> _What you need to do_:
Your task is to repeat the lines below exactly, excluding any pictures they contain.

> _Collected material_:

◆ ◆ ◆ ◆

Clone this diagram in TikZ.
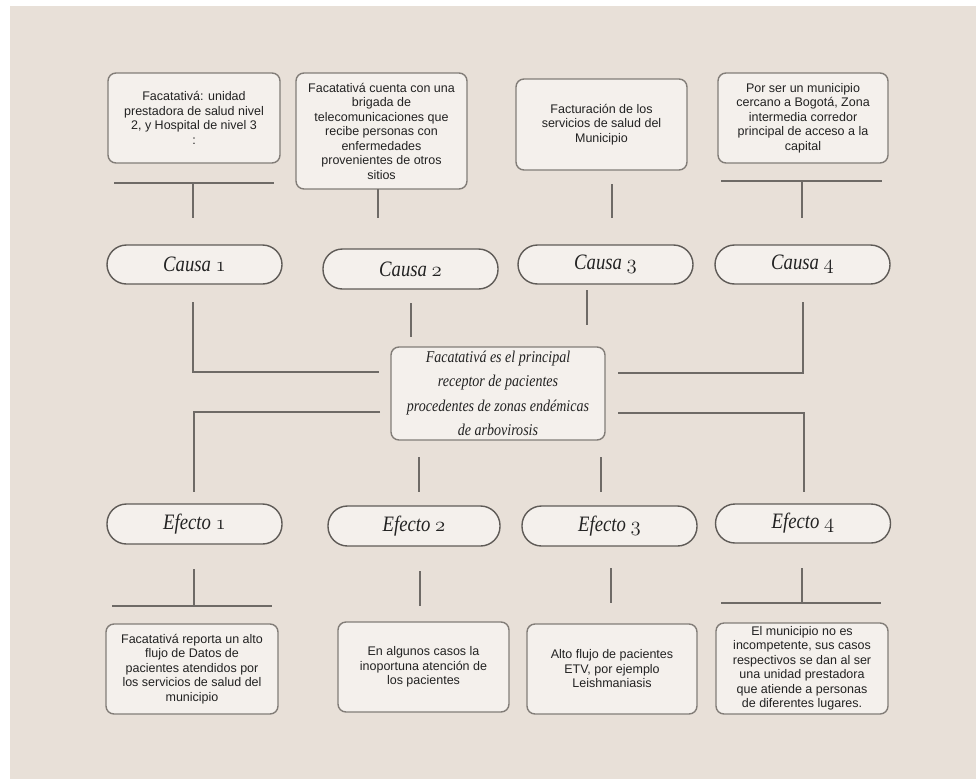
\documentclass[tikz,border=0pt]{standalone}
\usepackage{fontspec}
\setsansfont{Liberation Sans}
\newfontfamily\cormo{Liberation Serif}[FakeStretch=0.85]
\newcommand\osn[1]{{\usefont{OML}{cmm}{m}{it}#1}}
\definecolor{bg}{HTML}{E8E0D8}
\definecolor{boxfill}{HTML}{F4F0EC}
\definecolor{boxline}{HTML}{827D78}
\definecolor{pillline}{HTML}{5F5B57}
\definecolor{lncol}{HTML}{6E6A66}
\definecolor{txt}{HTML}{222222}
\tikzset{
 box/.style={draw=boxline, fill=boxfill, line width=1.4pt, rounded corners=8pt, inner sep=0pt, align=center, font=\sffamily\fontsize{12.5}{14.5}\selectfont, text=txt},
 pill/.style={draw=pillline, fill=boxfill, line width=1.4pt, rounded corners=19.5pt, minimum width=175pt, minimum height=39pt, inner sep=0pt, font=\cormo\itshape\fontsize{22}{24}\selectfont, text=txt},
 link/.style={draw=lncol, line width=1.3pt},
}
\begin{document}
\begin{tikzpicture}[x=1pt,y=-1pt]
\fill[white] (0,0) rectangle (976,779);
\fill[bg] (10,6) rectangle (976,779);
\useasboundingbox (0,0) rectangle (976,779);

% top boxes
\node[box, minimum width=172pt, minimum height=90pt] (b1) at (194,118) {Facatativá: unidad\\prestadora de salud nivel\\2, y Hospital de nivel 3\\:};
\node[box, minimum width=171pt, minimum height=116pt] (b2) at (381.5,131) {Facatativá cuenta con una\\brigada de\\telecomunicaciones que\\recibe personas con\\enfermedades\\provenientes de otros\\sitios};
\node[box, minimum width=171pt, minimum height=91pt] (b3) at (601.5,124.5) {Facturación de los\\servicios de salud del\\Municipio};
\node[box, minimum width=170pt, minimum height=90pt] (b4) at (803,118) {Por ser un municipio\\cercano a Bogotá, Zona\\intermedia corredor\\principal de acceso a la\\capital};

% causa pills
\node[pill] (c1) at (194.5,264.5) {Causa \osn{1}};
\node[pill, minimum height=40pt] (c2) at (410.5,269) {Causa \osn{2}};
\node[pill] (c3) at (605.5,264.5) {Causa \osn{3}};
\node[pill] (c4) at (802.5,264.5) {Causa \osn{4}};

% centre
\node[box, minimum width=214pt, minimum height=93pt, font=\cormo\itshape\fontsize{16.5}{24.5}\selectfont] (m) at (498,393.5) {Facatativá es el principal\\receptor de pacientes\\procedentes de zonas endémicas\\de arbovirosis};

% efecto pills
\node[pill, minimum height=40pt] (e1) at (194.5,524) {Efecto \osn{1}};
\node[pill, minimum height=40pt, minimum width=172pt] (e2) at (414,526) {Efecto \osn{2}};
\node[pill, minimum height=40pt] (e3) at (609.5,526) {Efecto \osn{3}};
\node[pill] (e4) at (803,523.5) {Efecto \osn{4}};

% bottom boxes
\node[box, minimum width=172pt, minimum height=90pt] (d1) at (192,669) {Facatativá reporta un alto\\flujo de Datos de\\pacientes atendidos por\\los servicios de salud del\\municipio};
\node[box, minimum width=171pt, minimum height=90pt] (d2) at (423.5,667) {En algunos casos la\\inoportuna atención de\\los pacientes};
\node[box, minimum width=170pt, minimum height=90pt] (d3) at (612,669) {Alto flujo de pacientes\\ETV, por ejemplo\\Leishmaniasis};
\node[box, minimum width=172pt, minimum height=91pt] (d4) at (802,668.5) {El municipio no es\\incompetente, sus casos\\respectivos se dan al ser\\una unidad prestadora\\que atiende a personas\\de diferentes lugares.};

% connector points
\coordinate (h1a) at (114,183); \coordinate (h1b) at (274,183);
\coordinate (v1a) at (193,183); \coordinate (v1b) at (193,218);
\coordinate (v2a) at (378,189); \coordinate (v2b) at (378,218);
\coordinate (v3a) at (612,184); \coordinate (v3b) at (612,218);
\coordinate (h4a) at (721,181); \coordinate (h4b) at (882,181);
\coordinate (v4a) at (802,181); \coordinate (v4b) at (802,218);

\coordinate (k1a) at (193,302); \coordinate (k1b) at (193,372); \coordinate (k1c) at (379,372);
\coordinate (k2a) at (411,303); \coordinate (k2b) at (411,337);
\coordinate (k3a) at (587,290); \coordinate (k3b) at (587,325);
\coordinate (k4a) at (803,302); \coordinate (k4b) at (803,373); \coordinate (k4c) at (618,373);

\coordinate (l1a) at (380,412); \coordinate (l1b) at (194,412); \coordinate (l1c) at (194,492);
\coordinate (l2a) at (419,457); \coordinate (l2b) at (419,492);
\coordinate (l3a) at (601,457); \coordinate (l3b) at (601,492);
\coordinate (l4a) at (618,413); \coordinate (l4b) at (804,413); \coordinate (l4c) at (804,492);

\coordinate (f1a) at (194,569); \coordinate (f1b) at (194,606);
\coordinate (g1a) at (112,606); \coordinate (g1b) at (272,606);
\coordinate (f2a) at (420,571); \coordinate (f2b) at (420,606);
\coordinate (f3a) at (611,568); \coordinate (f3b) at (611,603);
\coordinate (f4a) at (802,568); \coordinate (f4b) at (802,603);
\coordinate (g4a) at (721,603); \coordinate (g4b) at (881,603);

\draw[link] (h1a) -- (h1b);
\draw[link] (v1a) -- (v1b);
\draw[link] (v2a) -- (v2b);
\draw[link] (v3a) -- (v3b);
\draw[link] (h4a) -- (h4b);
\draw[link] (v4a) -- (v4b);
\draw[link] (k1a) -- (k1b) -- (k1c);
\draw[link] (k2a) -- (k2b);
\draw[link] (k3a) -- (k3b);
\draw[link] (k4a) -- (k4b) -- (k4c);
\draw[link] (l1a) -- (l1b) -- (l1c);
\draw[link] (l2a) -- (l2b);
\draw[link] (l3a) -- (l3b);
\draw[link] (l4a) -- (l4b) -- (l4c);
\draw[link] (f1a) -- (f1b);
\draw[link] (g1a) -- (g1b);
\draw[link] (f2a) -- (f2b);
\draw[link] (f3a) -- (f3b);
\draw[link] (f4a) -- (f4b);
\draw[link] (g4a) -- (g4b);
\end{tikzpicture}
\end{document}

◆ ◆ ◆ ◆

> _The reply_:
Clone this diagram in TikZ.
\documentclass[tikz,border=0pt]{standalone}
\usepackage{fontspec}
\setsansfont{Liberation Sans}
\newfontfamily\cormo{Liberation Serif}[FakeStretch=0.85]
\newcommand\osn[1]{{\usefont{OML}{cmm}{m}{it}#1}}
\definecolor{bg}{HTML}{E8E0D8}
\definecolor{boxfill}{HTML}{F4F0EC}
\definecolor{boxline}{HTML}{827D78}
\definecolor{pillline}{HTML}{5F5B57}
\definecolor{lncol}{HTML}{6E6A66}
\definecolor{txt}{HTML}{222222}
\tikzset{
 box/.style={draw=boxline, fill=boxfill, line width=1.4pt, rounded corners=8pt, inner sep=0pt, align=center, font=\sffamily\fontsize{12.5}{14.5}\selectfont, text=txt},
 pill/.style={draw=pillline, fill=boxfill, line width=1.4pt, rounded corners=19.5pt, minimum width=175pt, minimum height=39pt, inner sep=0pt, font=\cormo\itshape\fontsize{22}{24}\selectfont, text=txt},
 link/.style={draw=lncol, line width=1.3pt},
}
\begin{document}
\begin{tikzpicture}[x=1pt,y=-1pt]
\fill[white] (0,0) rectangle (976,779);
\fill[bg] (10,6) rectangle (976,779);
\useasboundingbox (0,0) rectangle (976,779);

% top boxes
\node[box, minimum width=172pt, minimum height=90pt] (b1) at (194,118) {Facatativá: unidad\\prestadora de salud nivel\\2, y Hospital de nivel 3\\:};
\node[box, minimum width=171pt, minimum height=116pt] (b2) at (381.5,131) {Facatativá cuenta con una\\brigada de\\telecomunicaciones que\\recibe personas con\\enfermedades\\provenientes de otros\\sitios};
\node[box, minimum width=171pt, minimum height=91pt] (b3) at (601.5,124.5) {Facturación de los\\servicios de salud del\\Municipio};
\node[box, minimum width=170pt, minimum height=90pt] (b4) at (803,118) {Por ser un municipio\\cercano a Bogotá, Zona\\intermedia corredor\\principal de acceso a la\\capital};

% causa pills
\node[pill] (c1) at (194.5,264.5) {Causa \osn{1}};
\node[pill, minimum height=40pt] (c2) at (410.5,269) {Causa \osn{2}};
\node[pill] (c3) at (605.5,264.5) {Causa \osn{3}};
\node[pill] (c4) at (802.5,264.5) {Causa \osn{4}};

% centre
\node[box, minimum width=214pt, minimum height=93pt, font=\cormo\itshape\fontsize{16.5}{24.5}\selectfont] (m) at (498,393.5) {Facatativá es el principal\\receptor de pacientes\\procedentes de zonas endémicas\\de arbovirosis};

% efecto pills
\node[pill, minimum height=40pt] (e1) at (194.5,524) {Efecto \osn{1}};
\node[pill, minimum height=40pt, minimum width=172pt] (e2) at (414,526) {Efecto \osn{2}};
\node[pill, minimum height=40pt] (e3) at (609.5,526) {Efecto \osn{3}};
\node[pill] (e4) at (803,523.5) {Efecto \osn{4}};

% bottom boxes
\node[box, minimum width=172pt, minimum height=90pt] (d1) at (192,669) {Facatativá reporta un alto\\flujo de Datos de\\pacientes atendidos por\\los servicios de salud del\\municipio};
\node[box, minimum width=171pt, minimum height=90pt] (d2) at (423.5,667) {En algunos casos la\\inoportuna atención de\\los pacientes};
\node[box, minimum width=170pt, minimum height=90pt] (d3) at (612,669) {Alto flujo de pacientes\\ETV, por ejemplo\\Leishmaniasis};
\node[box, minimum width=172pt, minimum height=91pt] (d4) at (802,668.5) {El municipio no es\\incompetente, sus casos\\respectivos se dan al ser\\una unidad prestadora\\que atiende a personas\\de diferentes lugares.};

% connector points
\coordinate (h1a) at (114,183); \coordinate (h1b) at (274,183);
\coordinate (v1a) at (193,183); \coordinate (v1b) at (193,218);
\coordinate (v2a) at (378,189); \coordinate (v2b) at (378,218);
\coordinate (v3a) at (612,184); \coordinate (v3b) at (612,218);
\coordinate (h4a) at (721,181); \coordinate (h4b) at (882,181);
\coordinate (v4a) at (802,181); \coordinate (v4b) at (802,218);

\coordinate (k1a) at (193,302); \coordinate (k1b) at (193,372); \coordinate (k1c) at (379,372);
\coordinate (k2a) at (411,303); \coordinate (k2b) at (411,337);
\coordinate (k3a) at (587,290); \coordinate (k3b) at (587,325);
\coordinate (k4a) at (803,302); \coordinate (k4b) at (803,373); \coordinate (k4c) at (618,373);

\coordinate (l1a) at (380,412); \coordinate (l1b) at (194,412); \coordinate (l1c) at (194,492);
\coordinate (l2a) at (419,457); \coordinate (l2b) at (419,492);
\coordinate (l3a) at (601,457); \coordinate (l3b) at (601,492);
\coordinate (l4a) at (618,413); \coordinate (l4b) at (804,413); \coordinate (l4c) at (804,492);

\coordinate (f1a) at (194,569); \coordinate (f1b) at (194,606);
\coordinate (g1a) at (112,606); \coordinate (g1b) at (272,606);
\coordinate (f2a) at (420,571); \coordinate (f2b) at (420,606);
\coordinate (f3a) at (611,568); \coordinate (f3b) at (611,603);
\coordinate (f4a) at (802,568); \coordinate (f4b) at (802,603);
\coordinate (g4a) at (721,603); \coordinate (g4b) at (881,603);

\draw[link] (h1a) -- (h1b);
\draw[link] (v1a) -- (v1b);
\draw[link] (v2a) -- (v2b);
\draw[link] (v3a) -- (v3b);
\draw[link] (h4a) -- (h4b);
\draw[link] (v4a) -- (v4b);
\draw[link] (k1a) -- (k1b) -- (k1c);
\draw[link] (k2a) -- (k2b);
\draw[link] (k3a) -- (k3b);
\draw[link] (k4a) -- (k4b) -- (k4c);
\draw[link] (l1a) -- (l1b) -- (l1c);
\draw[link] (l2a) -- (l2b);
\draw[link] (l3a) -- (l3b);
\draw[link] (l4a) -- (l4b) -- (l4c);
\draw[link] (f1a) -- (f1b);
\draw[link] (g1a) -- (g1b);
\draw[link] (f2a) -- (f2b);
\draw[link] (f3a) -- (f3b);
\draw[link] (f4a) -- (f4b);
\draw[link] (g4a) -- (g4b);
\end{tikzpicture}
\end{document}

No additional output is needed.